■ DATA
========

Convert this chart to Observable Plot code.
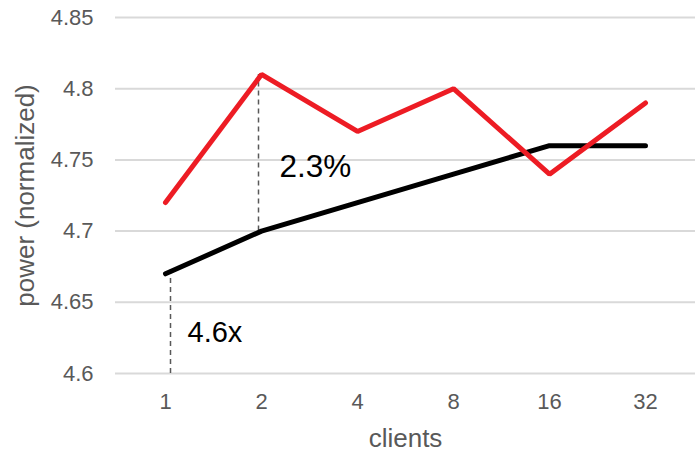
<!DOCTYPE html>
<html>
<head>
<meta charset="utf-8">
<script src="https://cdn.jsdelivr.net/npm/d3@7"></script>
<script src="https://cdn.jsdelivr.net/npm/@observablehq/plot@0.6"></script>
<style>
  html, body { margin: 0; padding: 0; background: #fff; }
  #chart svg { display: block; }
</style>
</head>
<body>
<div id="chart"></div>
<script>
// Client counts along the x axis
const clients = ["1", "2", "4", "8", "16", "32"];
// Normalized power for the two configurations
const powerRed = [4.72, 4.81, 4.77, 4.80, 4.74, 4.79];
const powerBlack = [4.67, 4.70, 4.72, 4.74, 4.76, 4.76];
const yTicks = [4.6, 4.65, 4.7, 4.75, 4.8, 4.85];

// Dashed call-outs: from the lower value to the upper one at a client count
const gapClient = ["1", "2"];
const gapLow = [4.6, 4.70];
const gapHigh = [4.67, 4.81];
// Call-out labels (top of the text sits at the given value)
const noteText = ["4.6x", "2.3%"];
const noteClient = ["1", "2"];
const noteY = [4.6365, 4.754];

const redData = clients.map((c, i) => ({client: c, power: powerRed[i]}));
const blackData = clients.map((c, i) => ({client: c, power: powerBlack[i]}));
const gaps = gapClient.map((c, i) => ({client: c, y1: gapLow[i], y2: gapHigh[i]}));
const notes = noteText.map((t, i) => ({text: t, client: noteClient[i], y: noteY[i]}));

const font = "'Liberation Sans', Arial, sans-serif";
const dashed = {x: "client", y1: "y1", y2: "y2", stroke: "#595959", strokeWidth: 1.5, strokeDasharray: "5,4"};

const chart = Plot.plot({
  width: 695,
  height: 452,
  marginLeft: 115,
  marginRight: 0,
  marginTop: 17,
  marginBottom: 79,
  style: {fontFamily: font, background: "#fff", overflow: "visible"},
  x: {type: "point", domain: clients, padding: 0.5},
  y: {domain: [4.6, 4.85]},
  marks: [
    Plot.ruleY(yTicks, {stroke: "#d9d9d9", strokeWidth: 2}),
    Plot.axisY({
      ticks: yTicks, tickSize: 0, tickPadding: 22, fontSize: 22, color: "#595959",
      tickFormat: d => String(d),
      label: "power (normalized)", labelAnchor: "center", labelArrow: "none", labelOffset: 100
    }),
    Plot.axisX({
      tickSize: 0, tickPadding: 20, fontSize: 22, color: "#595959",
      label: "clients", labelAnchor: "center", labelArrow: "none", labelOffset: 73
    }),
    // dashed call-out rules, nudged beside the line vertices
    Plot.ruleX(gaps.slice(0, 1), {...dashed, dx: 5, insetBottom: 5}),
    Plot.ruleX(gaps.slice(1), {...dashed, dx: -3}),
    Plot.line(blackData, {x: "client", y: "power", stroke: "#000", strokeWidth: 5, strokeLinecap: "round", strokeLinejoin: "miter"}),
    Plot.line(redData, {x: "client", y: "power", stroke: "#ed1c24", strokeWidth: 5, strokeLinecap: "round", strokeLinejoin: "miter"}),
    Plot.text(notes.slice(0, 1), {x: "client", y: "y", text: "text", dx: 22, textAnchor: "start", lineAnchor: "top", fontSize: 29, fill: "#000"}),
    Plot.text(notes.slice(1), {x: "client", y: "y", text: "text", dx: 18, textAnchor: "start", lineAnchor: "top", fontSize: 31.5, fill: "#000"})
  ]
});

// Tick labels at 22px on both axes; axis titles a little larger
chart.querySelectorAll("[aria-label='y-axis tick label'], [aria-label='x-axis tick label']").forEach(g => {
  g.setAttribute("font-size", 22);
  g.querySelectorAll("text").forEach(t => t.setAttribute("font-size", 22));
});
chart.querySelectorAll("[aria-label='y-axis label'] text, [aria-label='x-axis label'] text").forEach(t => t.setAttribute("font-size", 26));

document.getElementById("chart").appendChild(chart);
</script>
</body>
</html>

========

■ WHAT THIS TASK INVOLVES
Reproduce the listing word for word and omit its pictures.

■ TASK RESULT
Convert this chart to Observable Plot code.
<!DOCTYPE html>
<html>
<head>
<meta charset="utf-8">
<script src="https://cdn.jsdelivr.net/npm/d3@7"></script>
<script src="https://cdn.jsdelivr.net/npm/@observablehq/plot@0.6"></script>
<style>
  html, body { margin: 0; padding: 0; background: #fff; }
  #chart svg { display: block; }
</style>
</head>
<body>
<div id="chart"></div>
<script>
// Client counts along the x axis
const clients = ["1", "2", "4", "8", "16", "32"];
// Normalized power for the two configurations
const powerRed = [4.72, 4.81, 4.77, 4.80, 4.74, 4.79];
const powerBlack = [4.67, 4.70, 4.72, 4.74, 4.76, 4.76];
const yTicks = [4.6, 4.65, 4.7, 4.75, 4.8, 4.85];

// Dashed call-outs: from the lower value to the upper one at a client count
const gapClient = ["1", "2"];
const gapLow = [4.6, 4.70];
const gapHigh = [4.67, 4.81];
// Call-out labels (top of the text sits at the given value)
const noteText = ["4.6x", "2.3%"];
const noteClient = ["1", "2"];
const noteY = [4.6365, 4.754];

const redData = clients.map((c, i) => ({client: c, power: powerRed[i]}));
const blackData = clients.map((c, i) => ({client: c, power: powerBlack[i]}));
const gaps = gapClient.map((c, i) => ({client: c, y1: gapLow[i], y2: gapHigh[i]}));
const notes = noteText.map((t, i) => ({text: t, client: noteClient[i], y: noteY[i]}));

const font = "'Liberation Sans', Arial, sans-serif";
const dashed = {x: "client", y1: "y1", y2: "y2", stroke: "#595959", strokeWidth: 1.5, strokeDasharray: "5,4"};

const chart = Plot.plot({
  width: 695,
  height: 452,
  marginLeft: 115,
  marginRight: 0,
  marginTop: 17,
  marginBottom: 79,
  style: {fontFamily: font, background: "#fff", overflow: "visible"},
  x: {type: "point", domain: clients, padding: 0.5},
  y: {domain: [4.6, 4.85]},
  marks: [
    Plot.ruleY(yTicks, {stroke: "#d9d9d9", strokeWidth: 2}),
    Plot.axisY({
      ticks: yTicks, tickSize: 0, tickPadding: 22, fontSize: 22, color: "#595959",
      tickFormat: d => String(d),
      label: "power (normalized)", labelAnchor: "center", labelArrow: "none", labelOffset: 100
    }),
    Plot.axisX({
      tickSize: 0, tickPadding: 20, fontSize: 22, color: "#595959",
      label: "clients", labelAnchor: "center", labelArrow: "none", labelOffset: 73
    }),
    // dashed call-out rules, nudged beside the line vertices
    Plot.ruleX(gaps.slice(0, 1), {...dashed, dx: 5, insetBottom: 5}),
    Plot.ruleX(gaps.slice(1), {...dashed, dx: -3}),
    Plot.line(blackData, {x: "client", y: "power", stroke: "#000", strokeWidth: 5, strokeLinecap: "round", strokeLinejoin: "miter"}),
    Plot.line(redData, {x: "client", y: "power", stroke: "#ed1c24", strokeWidth: 5, strokeLinecap: "round", strokeLinejoin: "miter"}),
    Plot.text(notes.slice(0, 1), {x: "client", y: "y", text: "text", dx: 22, textAnchor: "start", lineAnchor: "top", fontSize: 29, fill: "#000"}),
    Plot.text(notes.slice(1), {x: "client", y: "y", text: "text", dx: 18, textAnchor: "start", lineAnchor: "top", fontSize: 31.5, fill: "#000"})
  ]
});

// Tick labels at 22px on both axes; axis titles a little larger
chart.querySelectorAll("[aria-label='y-axis tick label'], [aria-label='x-axis tick label']").forEach(g => {
  g.setAttribute("font-size", 22);
  g.querySelectorAll("text").forEach(t => t.setAttribute("font-size", 22));
});
chart.querySelectorAll("[aria-label='y-axis label'] text, [aria-label='x-axis label'] text").forEach(t => t.setAttribute("font-size", 26));

document.getElementById("chart").appendChild(chart);
</script>
</body>
</html>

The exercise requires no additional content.